Should Congress reduce the federal gas tax from 18.4 cents per gallon to 3.7 cents per gallon? Yes, say Sen. Mike Lee, R-Utah, and Rep. Ron DeSantis, R-Fla., who are sponsoring a bill to do just that.

Sound like a free lunch? Not necessarily. Lee and DeSantis are addressing a real policy problem which Congress has been wrestling with, not very successfully: the task of replenishing the Highway Trust Fund that is used to finance federal transportation spending. Gas tax revenues have been declining, in part because of reduced driving, and are on a glide path toward declining more in the future, because of government policies, including increased gas mileage standards. The federal gas tax was enacted to finance the Interstate Highway program in 1956. Some of the arguments for that legislation no longer apply. The Interstate highway system, as Lee and DeSantis point out, has been built. The huge discrepancy between states’ economic bases which existed in the 1950s has been greatly diminished.

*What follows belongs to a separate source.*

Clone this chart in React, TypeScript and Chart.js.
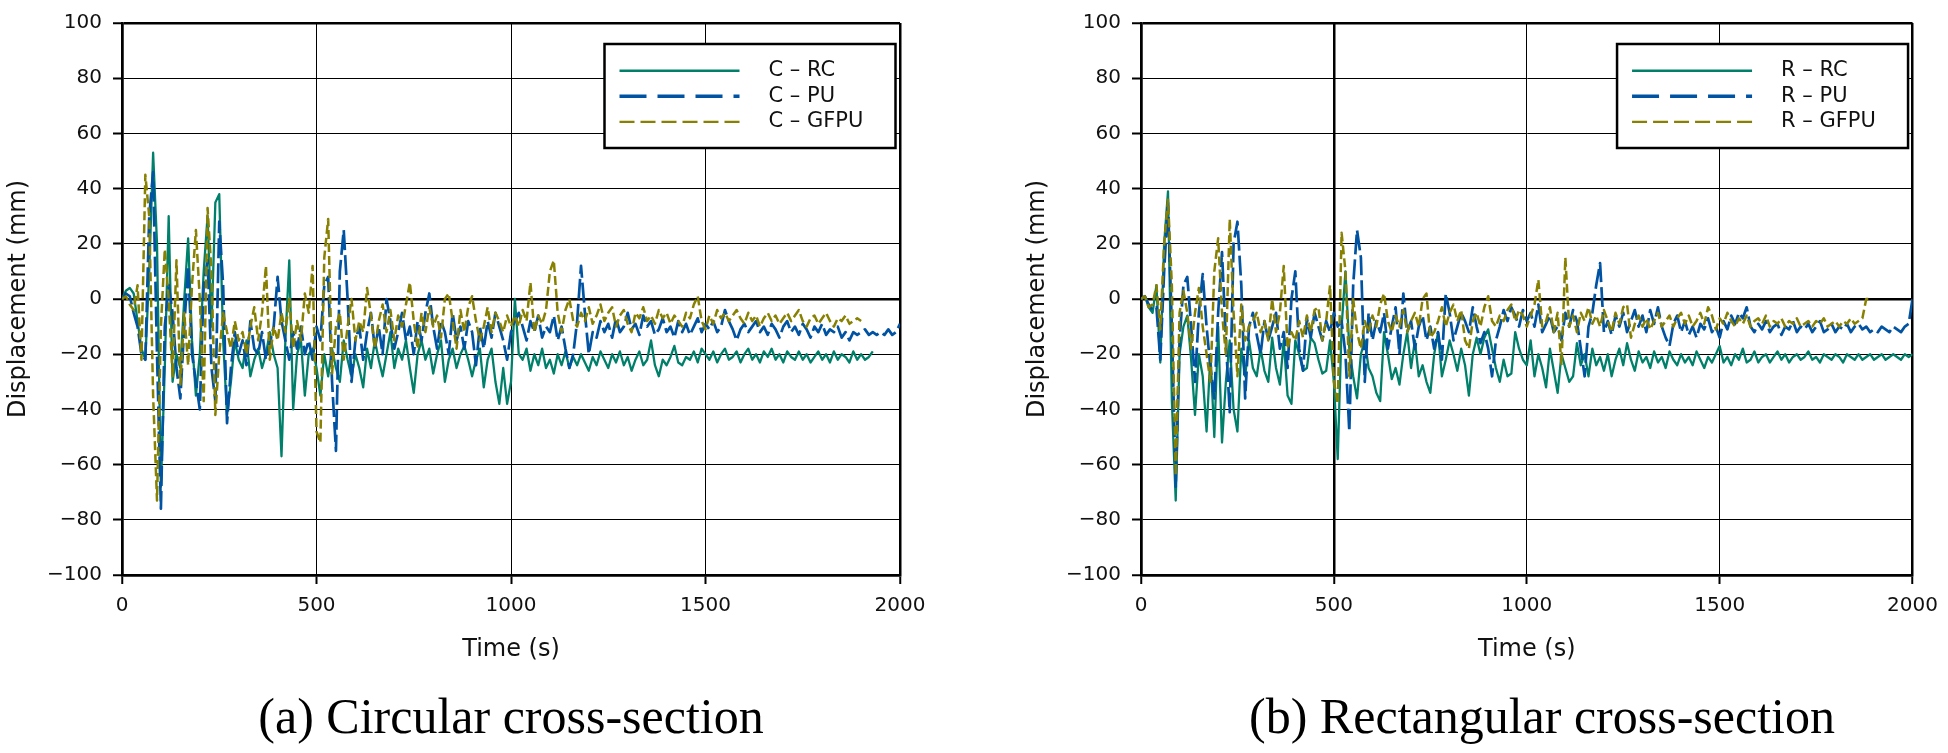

Moreover, as I’ve pointed out in two different Washington Examiner columns last year, the states are already stepping into the transportation funding gap, in some cases through public-private financing. As Lee and DeSantis argue, at this point in history the states are in a better position than the federal government to identify and prioritize transportation needs.

If the states want to pay for bike paths and fixed-rail transit — which are paid for now in part by federal funds — they can do so. If they want to limit spending to highways, they can do so. If they want to experiment with smart tolling, they can do so. They are free to raise their state gas tax rates up by as much as 14.7 cents a gallon, by the time Lee and DeSantis’s reduction of the federal gas tax is phased in, without increasing the burden on their residents.

The idea that centralized federal authorities have some special expertise is increasingly rejected, and rightly so. Congress isn’t going to raise the federal gas tax; it didn’t do so when Democrats had big majorities in both houses and it’s not going to do so now. The smart thing to do is to let funding and power flow or continue to flow to the states.